I’m hoping to get Into Thin Air out this week.  It’s on my list, and Wednesday after my PT appointment, I’m planning on heading to the studio and getting it out.  This is a labor of love – I really, really love these characters, and I think the story and the concept are awesome.  It’s a new universe, a new plotline – and I can’t wait to share it with you.  I’m thinking Wednesday I might post a scene for you.

 

Health update!  We think the kidney stone passed while I wasn’t looking (a 4mm stone, or so they thought.  My friend Bob uses pearls smaller that that in his jewelry. O.o) but I go to the urologist on Wednesday to find out.  There’s no pain anymore, which is good, but apparently now I’m prone to them (kidney stones, that is).  Joy.  It’s been stupid cold here, so my knees are not happy.  I think Wednesday might also be swim day, as I have a 3 hour block of time in between urologist and PT.  And the pool is warm.  I just have to find my swim suit.

 

But right now, I’m not going to think about sore knees, or bills, or anything like that.
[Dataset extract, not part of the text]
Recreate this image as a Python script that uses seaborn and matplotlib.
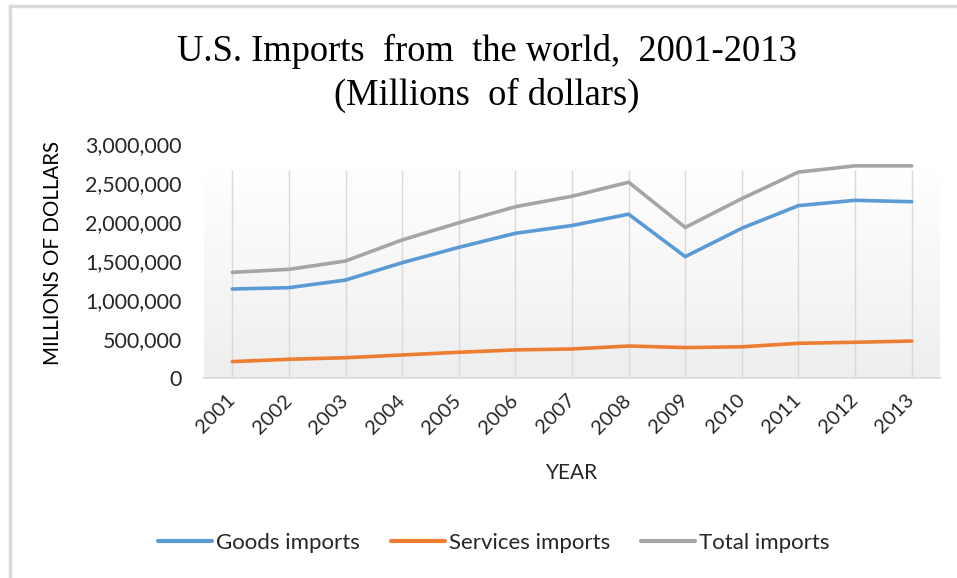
import numpy as np
import pandas as pd
import matplotlib
matplotlib.use("Agg")
import matplotlib.pyplot as plt
import seaborn as sns
from matplotlib.lines import Line2D
from matplotlib.ticker import FuncFormatter, MultipleLocator
from matplotlib.colors import LinearSegmentedColormap

years = ["2001", "2002", "2003", "2004", "2005", "2006", "2007",
         "2008", "2009", "2010", "2011", "2012", "2013"]
goods = [1141000, 1158000, 1256000, 1478000, 1675000, 1855000, 1955000,
         2100000, 1556000, 1920000, 2210000, 2278000, 2260000]
services = [210000, 240000, 260000, 295000, 330000, 360000, 372000,
            410000, 390000, 400000, 445000, 458000, 474000]
total = [1355000, 1393000, 1500000, 1770000, 1990000, 2196000, 2330000,
         2510000, 1930000, 2300000, 2640000, 2720000, 2720000]
series_names = ["Goods imports", "Services imports", "Total imports"]
colors = ["#5B9BD5", "#ED7D31", "#A5A5A5"]

df = pd.DataFrame({
    "Year": years * 3,
    "Value": goods + services + total,
    "Series": [series_names[0]] * 13 + [series_names[1]] * 13 + [series_names[2]] * 13,
})

sns.set_theme(style="white")
plt.rcParams["font.family"] = ["Lato", "DejaVu Sans"]

fig = plt.figure(figsize=(9.57, 5.78), dpi=100)
ax_w = 940 - 204
ax_h = 378 - 144
ax = fig.add_axes([204 / 957, 1 - 378 / 578, ax_w / 957, ax_h / 578])
ax.set_facecolor("white")

sns.lineplot(data=df, x="Year", y="Value", hue="Series", hue_order=series_names,
             palette=colors, linewidth=2.6, ax=ax, legend=False, sort=False)

ax.set_xlim(-0.5, 12.5)
ax.set_ylim(0, 3000000)

# gradient plot-area fill
frac = (378 - 170) / ax_h
grad = np.linspace(0, 1, 256).reshape(-1, 1)
cmap = LinearSegmentedColormap.from_list("g", ["#EEEEEE", "#FFFFFF"])
ax.imshow(grad, extent=[0, 1, 0, frac], transform=ax.transAxes,
          aspect="auto", cmap=cmap, zorder=0, origin="lower")
ax.vlines(range(len(years)), 0, frac, transform=ax.get_xaxis_transform(),
          colors="#D9D9D9", linewidth=1.0, zorder=1)

for s in ["top", "right", "left"]:
    ax.spines[s].set_visible(False)
ax.spines["bottom"].set_color("#D9D9D9")
ax.spines["bottom"].set_linewidth(1.2)

ax.yaxis.set_major_locator(MultipleLocator(500000))
ax.yaxis.set_major_formatter(FuncFormatter(lambda v, p: f"{v:,.0f}"))
ax.tick_params(axis="y", length=0, pad=16, labelsize=15.5, labelcolor="#262626")
ax.tick_params(axis="x", length=0, pad=14, labelsize=14.5, labelcolor="#262626")
for lab in ax.get_xticklabels():
    lab.set_rotation(45)
    lab.set_ha("right")
    lab.set_va("center")
    lab.set_rotation_mode("anchor")

ax.set_xlabel("YEAR", fontsize=15, color="#262626")
ax.xaxis.set_label_coords(0.5, -(463 - 378) / ax_h)
ax.set_ylabel("")
fig.text(53 / 957, 1 - 253 / 578, "MILLIONS OF DOLLARS", rotation=90,
         ha="center", va="center", fontsize=14.8, color="#000000")

fig.text(487 / 957, 1 - 73 / 578,
         "U.S. Imports  from  the world,  2001-2013\n(Millions  of dollars)",
         ha="center", va="center", fontsize=26.3, family=["Liberation Serif"],
         linespacing=1.32, color="#000000")

handles = [Line2D([0], [0], color=c, linewidth=3) for c in colors]
fig.legend(handles, series_names, loc="center", bbox_to_anchor=(494 / 957, 1 - 543 / 578),
           ncol=3, frameon=False, fontsize=16, handlelength=2.4, handletextpad=0.2,
           columnspacing=1.4, labelcolor="#262626")

# chart frame (left and top edges visible)
fig.add_artist(Line2D([9.5 / 957, 9.5 / 957], [0, 1 - 5.5 / 578], transform=fig.transFigure,
                      color="#D9D9D9", linewidth=2.5))
fig.add_artist(Line2D([9.5 / 957, 1], [1 - 5.5 / 578, 1 - 5.5 / 578], transform=fig.transFigure,
                      color="#D9D9D9", linewidth=2.5))

fig.savefig("out.png", dpi=100)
I just wanted to thank you guys.  All of you, who believe in me, who like the stories and the characters that I bring into life.  I want to be thankful that I can continue to write.  And I want to remind myself, and everyone else out there, that I always have my writing, and that’s a very, very cool thing.

 

Even if it is stupid cold out.  (Seriously, it’s -17 degrees F before the wind chill.  WTF?  It’s March!  It’s baseball season!  This is NOT AWESOME!)

(writing) Updates

Wow, I really do suck at this blogging thing, don’t I?  I’m working on getting better, I promise.  Things have been stupid busy over the last two weeks, and some things have had to give.  I’m hoping to get a bunch of stuff up in the next week, though.

 

Here’s what’s been going on.

 

For starters, my new schedule is AWESOME!  I love it.  It’s just what I needed, and if that was the only thing that had changed, I probably wouldn’t have been so quiet here.  Of course, life doesn’t work like that.  There was the snowstorms, for one thing.  For all the poetic beauty of a snowstorm in New Hampshire, I personally hate them.  I hate shoveling, I hate being cold, I hate having to wear coats and shoes.  HATE IT.  I know, I know, I’m living in the wrong area.  Trust me, I know.  Winter and I do not get along.  There was my husband being let go from his job this past week.  That royally sucked.  No fault of his, either – the company was downsizing and sadly, contractors are always the first to go.  So if you are in southern New Hampshire (you know, Concord to Nashua) and you know of a shipper/receiver job, please let me know.  He’s a really good worker!  And then my great-uncle died yesterday.

 

Yeah, it’s been a rough couple of weeks.

 

But there are some good things coming too. I have a cover reveal for an author friend coming on February 17th, and I’m working on a new release of my own.

 

I’ve decided not to query Into Thin Air, but to make it the next release I’m doing.  And so, I had to commission a cover, of course.  There will be more on it later.  But isn’t it pretty?

PC1-ITA-350

So that’s been my last two weeks.  Hope you guys are doing better!